There have been many examples of successful cultures of all different types. Many of these companies have been profiled in a wealth of articles and even best-selling books. But ultimately those books succumb to the pressures to tell leaders and HR executives how to change themselves, or how to run a canned play to match other’s performance. In the end, we just end up with more failed people and failed companies.
Those books, and the conventional wisdom about culture and business performance, miss the point. There is no one right way. There are just people being people. There are many ways for human beings to approach the world, and therefore there are many, many ways to set up a company culture.
Jeff Skilling could have built a company culture based on what he was like that would still be standing. If he had recognized his aspirations as distinct from the reality of who he was, he would have been more attuned to his blind spots. He could have designed the company in such a way that the Andy Fastow’s of the world would not have had unlimited leeway to ruin people’s lives in the name of commercial innovation. Skilling could have created clear signals through both his pronouncements and behaviors that everyone in the company understood. The various divisions and groups within the company could have amplified these signals. And those who didn’t fit in would have figured it out with much less pain.
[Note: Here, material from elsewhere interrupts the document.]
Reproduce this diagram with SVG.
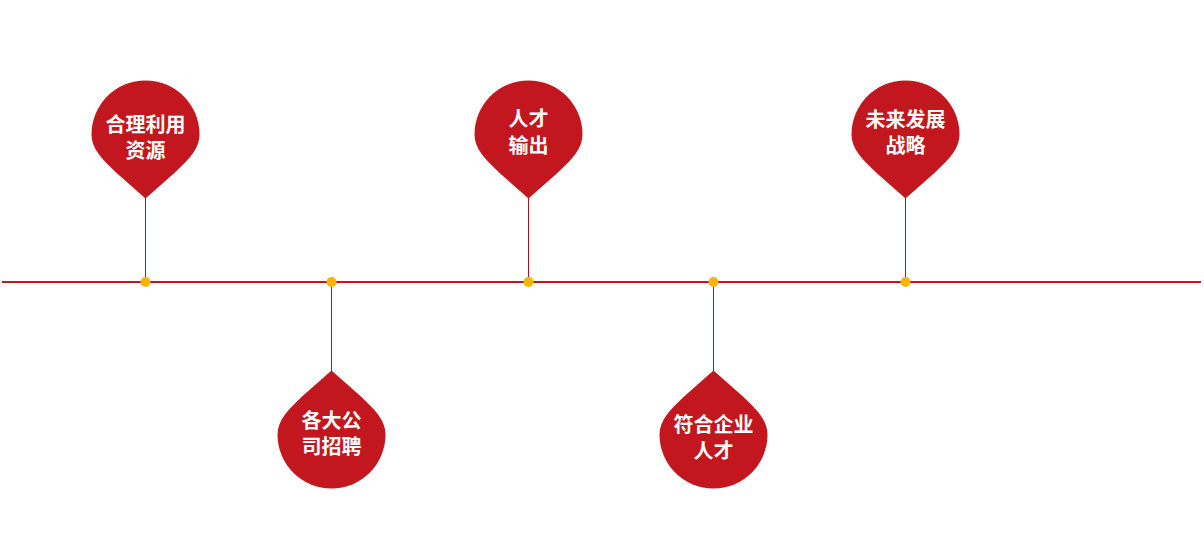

In the end, culture is context. And context is what people are good at. No one is good at swimming in a swamp. If leaders don’t understand the integral role they play in shaping culture, and pay conscious attention to how their actions develop and nurture it, then no amount of pretty value statements and fancy market strategies will create the results they want or prevent the catastrophes they fear.
You can fly like Southwest. Or you can die like Enron. It’s really just the culture.